Days after debuting an original work about the Baltimore uprising, Peabody alumnus Jarrett Gilgore will perform another composition supported by his Provost's Undergraduate Research Award
Posted April 21, 2016

A Peabody Conservatory alumnus who recently performed an original composition about last year's Baltimore uprising will soon debut another work — this one a product of his research funded by a Provost's Undergraduate Research Award — on campus next week.

Jarrett Gilgore, a 2015 graduate of Peabody's jazz program, will appear during the PURA Poster Session and Recognition Ceremony on April 26 in Levering Hall's Glass Pavilion. The PURA grants, funded by the Hodson Trust, engage students in research activities, hone their investigative skills, and enhance their learning experiences under the guidance of faculty sponsors. Gilgore will perform the product of his research, "Heritage: An Exploration of the Music and Life of Jimmy Lyons," a noted alto saxophonist in the 1960s and 1970s.

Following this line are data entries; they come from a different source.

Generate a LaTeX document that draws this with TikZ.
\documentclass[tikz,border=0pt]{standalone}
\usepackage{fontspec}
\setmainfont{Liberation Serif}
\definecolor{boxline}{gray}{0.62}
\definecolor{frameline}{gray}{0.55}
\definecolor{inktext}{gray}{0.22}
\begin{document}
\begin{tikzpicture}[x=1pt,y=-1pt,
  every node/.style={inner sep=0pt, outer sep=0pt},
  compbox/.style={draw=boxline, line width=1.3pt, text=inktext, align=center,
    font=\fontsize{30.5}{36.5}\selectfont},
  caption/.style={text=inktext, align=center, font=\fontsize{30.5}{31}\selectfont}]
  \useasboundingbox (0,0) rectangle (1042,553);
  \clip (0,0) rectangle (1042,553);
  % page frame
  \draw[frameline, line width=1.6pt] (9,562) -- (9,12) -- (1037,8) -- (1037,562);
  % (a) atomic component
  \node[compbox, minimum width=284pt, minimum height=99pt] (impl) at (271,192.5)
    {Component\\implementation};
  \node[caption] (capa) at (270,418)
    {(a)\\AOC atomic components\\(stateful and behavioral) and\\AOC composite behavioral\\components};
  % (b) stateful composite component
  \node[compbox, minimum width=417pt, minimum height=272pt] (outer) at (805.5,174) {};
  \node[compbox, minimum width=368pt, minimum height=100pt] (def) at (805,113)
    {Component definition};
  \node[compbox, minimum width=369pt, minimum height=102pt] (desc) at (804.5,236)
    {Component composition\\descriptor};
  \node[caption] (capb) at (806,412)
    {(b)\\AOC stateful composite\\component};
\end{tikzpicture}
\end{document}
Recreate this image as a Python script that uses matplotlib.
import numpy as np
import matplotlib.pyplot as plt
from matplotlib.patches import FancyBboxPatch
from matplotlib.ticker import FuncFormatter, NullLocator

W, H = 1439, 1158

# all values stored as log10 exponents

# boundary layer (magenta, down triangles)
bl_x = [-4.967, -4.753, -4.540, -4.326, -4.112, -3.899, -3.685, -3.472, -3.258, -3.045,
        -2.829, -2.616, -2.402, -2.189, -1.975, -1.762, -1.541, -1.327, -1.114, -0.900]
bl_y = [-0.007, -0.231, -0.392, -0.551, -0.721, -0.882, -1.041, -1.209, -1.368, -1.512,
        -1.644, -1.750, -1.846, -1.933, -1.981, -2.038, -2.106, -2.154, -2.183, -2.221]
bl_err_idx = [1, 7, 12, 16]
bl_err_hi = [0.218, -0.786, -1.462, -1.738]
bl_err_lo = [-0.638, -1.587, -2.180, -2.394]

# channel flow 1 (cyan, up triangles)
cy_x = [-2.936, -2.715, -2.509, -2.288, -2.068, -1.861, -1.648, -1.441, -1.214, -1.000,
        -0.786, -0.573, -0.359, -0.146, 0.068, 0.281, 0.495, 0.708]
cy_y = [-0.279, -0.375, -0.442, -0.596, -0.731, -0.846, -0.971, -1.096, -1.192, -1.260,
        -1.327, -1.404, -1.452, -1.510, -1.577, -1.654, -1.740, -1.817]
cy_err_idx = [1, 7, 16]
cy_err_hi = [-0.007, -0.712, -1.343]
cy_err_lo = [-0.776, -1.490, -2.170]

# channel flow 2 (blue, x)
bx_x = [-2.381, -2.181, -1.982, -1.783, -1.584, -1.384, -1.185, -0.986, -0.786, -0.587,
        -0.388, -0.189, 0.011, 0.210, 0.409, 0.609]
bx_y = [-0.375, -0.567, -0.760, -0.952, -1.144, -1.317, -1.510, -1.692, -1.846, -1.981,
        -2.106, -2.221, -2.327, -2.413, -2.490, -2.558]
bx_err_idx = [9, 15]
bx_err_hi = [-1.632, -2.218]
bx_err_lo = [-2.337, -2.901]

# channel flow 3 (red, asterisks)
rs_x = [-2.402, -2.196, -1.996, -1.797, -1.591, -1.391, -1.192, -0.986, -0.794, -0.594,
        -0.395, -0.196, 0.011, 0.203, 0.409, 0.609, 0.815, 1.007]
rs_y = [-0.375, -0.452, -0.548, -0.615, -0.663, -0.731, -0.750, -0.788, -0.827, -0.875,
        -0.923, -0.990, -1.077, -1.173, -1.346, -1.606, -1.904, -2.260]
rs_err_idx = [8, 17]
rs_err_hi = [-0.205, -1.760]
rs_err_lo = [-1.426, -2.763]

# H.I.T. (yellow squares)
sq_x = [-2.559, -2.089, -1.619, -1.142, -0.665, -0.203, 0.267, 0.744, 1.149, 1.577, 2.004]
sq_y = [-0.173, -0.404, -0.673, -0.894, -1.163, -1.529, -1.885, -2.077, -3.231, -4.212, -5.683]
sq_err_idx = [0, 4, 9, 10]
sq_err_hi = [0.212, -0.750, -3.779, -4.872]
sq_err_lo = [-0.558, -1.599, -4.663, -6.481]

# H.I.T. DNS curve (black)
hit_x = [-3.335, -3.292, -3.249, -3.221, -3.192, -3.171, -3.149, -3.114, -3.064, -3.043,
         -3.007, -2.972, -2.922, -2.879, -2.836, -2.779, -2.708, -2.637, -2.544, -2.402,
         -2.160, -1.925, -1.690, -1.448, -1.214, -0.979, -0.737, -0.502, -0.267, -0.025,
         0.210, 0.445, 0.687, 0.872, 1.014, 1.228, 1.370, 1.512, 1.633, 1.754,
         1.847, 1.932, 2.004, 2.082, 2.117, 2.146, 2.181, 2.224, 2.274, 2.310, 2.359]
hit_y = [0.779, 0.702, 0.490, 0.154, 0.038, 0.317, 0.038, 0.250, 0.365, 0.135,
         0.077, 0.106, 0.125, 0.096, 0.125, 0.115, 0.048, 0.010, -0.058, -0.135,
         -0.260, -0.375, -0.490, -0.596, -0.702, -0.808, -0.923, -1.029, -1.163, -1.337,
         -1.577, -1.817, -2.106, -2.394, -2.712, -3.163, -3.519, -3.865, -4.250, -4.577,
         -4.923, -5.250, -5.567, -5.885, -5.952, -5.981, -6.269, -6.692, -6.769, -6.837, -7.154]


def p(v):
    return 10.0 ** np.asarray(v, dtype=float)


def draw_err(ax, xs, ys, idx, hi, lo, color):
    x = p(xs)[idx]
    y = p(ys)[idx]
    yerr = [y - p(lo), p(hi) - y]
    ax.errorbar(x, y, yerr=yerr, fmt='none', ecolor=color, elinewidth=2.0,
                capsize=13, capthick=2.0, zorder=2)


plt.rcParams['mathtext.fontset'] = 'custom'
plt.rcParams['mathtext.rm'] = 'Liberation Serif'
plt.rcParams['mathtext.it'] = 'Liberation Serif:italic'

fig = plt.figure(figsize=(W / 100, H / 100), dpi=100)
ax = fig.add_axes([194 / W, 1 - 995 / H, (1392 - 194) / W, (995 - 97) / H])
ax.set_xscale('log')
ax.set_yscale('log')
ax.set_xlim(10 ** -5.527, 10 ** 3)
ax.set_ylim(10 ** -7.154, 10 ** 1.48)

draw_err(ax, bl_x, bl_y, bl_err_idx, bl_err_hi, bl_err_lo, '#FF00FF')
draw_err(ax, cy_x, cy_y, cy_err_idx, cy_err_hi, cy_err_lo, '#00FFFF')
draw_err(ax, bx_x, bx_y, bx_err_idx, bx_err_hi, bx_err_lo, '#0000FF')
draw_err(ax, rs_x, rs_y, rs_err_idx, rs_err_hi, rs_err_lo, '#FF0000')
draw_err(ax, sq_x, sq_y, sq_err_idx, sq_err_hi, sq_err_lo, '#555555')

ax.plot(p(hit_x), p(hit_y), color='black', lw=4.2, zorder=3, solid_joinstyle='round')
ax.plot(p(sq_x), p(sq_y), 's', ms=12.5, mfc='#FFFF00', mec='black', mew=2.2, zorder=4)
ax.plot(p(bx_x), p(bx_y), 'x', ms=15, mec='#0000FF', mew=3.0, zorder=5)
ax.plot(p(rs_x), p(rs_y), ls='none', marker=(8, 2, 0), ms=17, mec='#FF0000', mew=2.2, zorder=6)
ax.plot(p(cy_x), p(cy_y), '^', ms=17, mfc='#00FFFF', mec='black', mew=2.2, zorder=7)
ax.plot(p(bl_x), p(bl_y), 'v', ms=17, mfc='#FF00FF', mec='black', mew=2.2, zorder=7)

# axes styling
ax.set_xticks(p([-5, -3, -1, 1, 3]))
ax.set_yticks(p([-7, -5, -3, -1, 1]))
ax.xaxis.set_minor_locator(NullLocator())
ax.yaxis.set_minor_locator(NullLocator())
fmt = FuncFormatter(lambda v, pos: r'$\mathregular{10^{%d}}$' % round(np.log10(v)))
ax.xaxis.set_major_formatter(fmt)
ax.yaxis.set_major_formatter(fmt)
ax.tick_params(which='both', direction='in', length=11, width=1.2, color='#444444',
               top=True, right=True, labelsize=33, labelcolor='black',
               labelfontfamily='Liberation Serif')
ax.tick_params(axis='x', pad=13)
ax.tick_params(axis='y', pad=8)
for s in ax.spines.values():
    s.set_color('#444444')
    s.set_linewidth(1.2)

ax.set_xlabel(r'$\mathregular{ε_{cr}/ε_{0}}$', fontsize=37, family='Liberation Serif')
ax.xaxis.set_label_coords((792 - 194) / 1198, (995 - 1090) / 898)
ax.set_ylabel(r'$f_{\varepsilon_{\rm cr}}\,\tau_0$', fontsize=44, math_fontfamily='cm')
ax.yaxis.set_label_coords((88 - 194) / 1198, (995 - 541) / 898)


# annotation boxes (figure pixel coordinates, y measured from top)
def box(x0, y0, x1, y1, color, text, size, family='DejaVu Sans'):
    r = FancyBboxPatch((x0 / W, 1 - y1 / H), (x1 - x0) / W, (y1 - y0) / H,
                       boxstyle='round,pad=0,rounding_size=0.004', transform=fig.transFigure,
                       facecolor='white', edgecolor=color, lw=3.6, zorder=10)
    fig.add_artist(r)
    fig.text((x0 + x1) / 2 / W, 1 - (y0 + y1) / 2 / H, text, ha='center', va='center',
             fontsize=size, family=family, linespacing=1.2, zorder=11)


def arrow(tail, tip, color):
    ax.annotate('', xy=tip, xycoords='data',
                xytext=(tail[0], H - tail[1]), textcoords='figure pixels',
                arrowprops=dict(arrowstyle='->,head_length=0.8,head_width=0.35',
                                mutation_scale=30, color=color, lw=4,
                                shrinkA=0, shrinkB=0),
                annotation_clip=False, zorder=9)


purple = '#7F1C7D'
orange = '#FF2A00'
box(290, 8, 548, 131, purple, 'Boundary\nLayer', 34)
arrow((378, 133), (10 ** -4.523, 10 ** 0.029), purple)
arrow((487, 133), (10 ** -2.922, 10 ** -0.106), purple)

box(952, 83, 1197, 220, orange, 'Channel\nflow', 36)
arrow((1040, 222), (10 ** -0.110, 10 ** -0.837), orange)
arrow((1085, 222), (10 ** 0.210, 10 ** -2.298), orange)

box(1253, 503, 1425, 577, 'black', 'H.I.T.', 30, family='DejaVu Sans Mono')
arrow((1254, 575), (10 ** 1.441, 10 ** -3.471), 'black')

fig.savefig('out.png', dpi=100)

Gilgore recently warmed up the crowd at the April 13th session of the Redlining Baltimore series, sponsored by Johns Hopkins' 21st Century Cities Initiative. Leaders of the initiative commissioned Gilgore to create the work, a response to the 2015 post-Freddie Gray uprising, to complement the evening's discussion, which focused on the relationship between Baltimore's current public health issues and the city's past discriminatory redlining policies.

"I live in Pen Lucy on Greenmount Avenue, and that's a perfect example of a redlined neighborhood," Gilgore told Brett McCabe of The Hub. "You have the Guilford mansions and then dead-end streets that don't connect to them. And just by living there I am being a participator in this gentrification process. So I thought that should be explored, and I decided to enlist the help of my friend, Eze."

Eze Jackson, a Baltimore-based MC, joined Gilgore to perform "A Baltimore Requiem" a saxophone and electronic music duet featuring Jackson's lyrics, in front of the sold-out crowd at the Reginald F. Lewis Museum of African American History and Culture.